On Friday December 29th I sat in my home office completing some of my work, expecting my wife to arrive home at around 1:00 PM. She told me her office was closing at noon for the New Year's holiday weekend.
To my surprise she arrived home at 12:15 PM. Tears filled her eyes as I watched her hang up her coat. I asked her what's wrong and between sobs I heard, "my jobs been terminated." I was stunned. One of the points about her place of employment was that it was not cyclical, accounting is fairly stable. She said that the Office Administrator told her the computer system that was installed last year was more efficient than expected and her job would no longer exist.
After 18 years she received two weeks severance pay. Nice going corporate America could you have picked a better time? The last working day of the year and January isn't known to be a exactly the high flying hiring time of the year. The decision makers knew they were going to do this but decided to wait until the last minute. The moral thing to do would have been to give my wife advance notice and then we would have banked the Christmas money we spent on each other. We would have bought our son gifts and waived the spouse to spouse gifting.
An interesting fact is that she was busy at her job, working through lunches to get complete the work. She never had a bad review and not once in 18 years did she receive a bad mark on her file. She was given very appropriate raises. More than previous generations Corporate America considers its workers as chattel. I am sure they looked at the 18 years of raises, the 4 weeks of vacation and considered....we can find another work horse, one that doesn't have the 4 weeks of vacation. Perhaps it is also that two senior Partner Shareholders retired on January 1, 2007. The Firm had to buy the retiring Shareholders out and they went sniffing for money.
My wife requested a referral letter. The Office Administrator said, "It isn't our usual policy but we will make an exception for you." How nice? So here's the deal, for the first ten years my wife worked as Executive Secretary to the Partner in Charge, plus several other Partners. Her next assignment was to work as the Marketing Coordinator, which she did for 3 or 4 years. The Firm then decides that the son's girlfriend of the Partner in Charge fresh out of school wants to be in marketing. So....they have my wife train the young girl for the Marketing job. My wife moves on to another job as a Supervisor doing something with reports (I'm not exactly sure what she did.)

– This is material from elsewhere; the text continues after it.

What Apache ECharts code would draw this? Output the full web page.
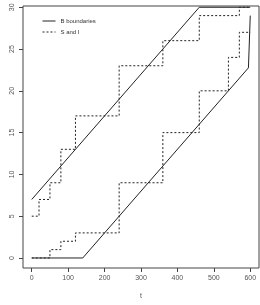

The Referral arrived by e-mail and it said, "WIFES NAME, worked at FIRM NAME from March 1989 to the end of 2006 doing general clerical work. Hm now there's a referral letter to be proud of. It makes it sound like my wife was a beginning typist and never did a thing other than working in a typing pool. It is a letter that skirts the edge of defamatory and isn't exactly full of truth.
So at 52 years of age, my wife must now go out and try to start again. I was talking to a frind that works at a dental office and she said this same story is told to her on a daily basis. In the past week I have talked to many, many people that either knew somone or it happen to them. You reaach around the age of 50, you have a lot of time in at the company, vacation time has accrued, etc., and all of the sudden you have a big red bulls eye on your chest. You are out the door.
The government keeps pushing the working age to a higher number but Corporate America is pushing the older employees out the door. Are we going to have all people age 55 and older working at McDonald's or Walmart? I am PO'd about this. Lugging the Firms Marketing Showcase Displays to different events was not an easy task, took a lot of creative thought, planning, etc. As Executive Secretary she was the right hand of the Partner in Charge and other Partners. To be tossed aside in such a manner and receive such a terminally ill referral letter is unconscionable. I understand that at times companies need to make financial decisions (although this company is doing quite well) but there is a better way to have a long term employee exit. More notice and severance pay would be a beginning.
A law of kinetics says that work in can never equal work out. The problem is that economists keep trying to defy that law. They want to somehow make things happen at 100 percent efficiency. As human capital (workers to you and I) keep being removed, the economist argues that efficiency is brought to the workplace. There is truth in that from an economists point of view. At what point will so many human capital (people) be removed from the equation that nobody will have working capital? No wait!?!? About 15 years ago I began to consider that in the future, in America, the wealth will be in the hands of a few, the middle class will be gone and the lower class will exist as the service sector to provide services to that small percentage that hold capital. Is that what the economists consider a healthy society? What made life her in America good, what worked in America was a healthy middle class. That middle class is all but dead.
I am looking for other's that have had similar experiences.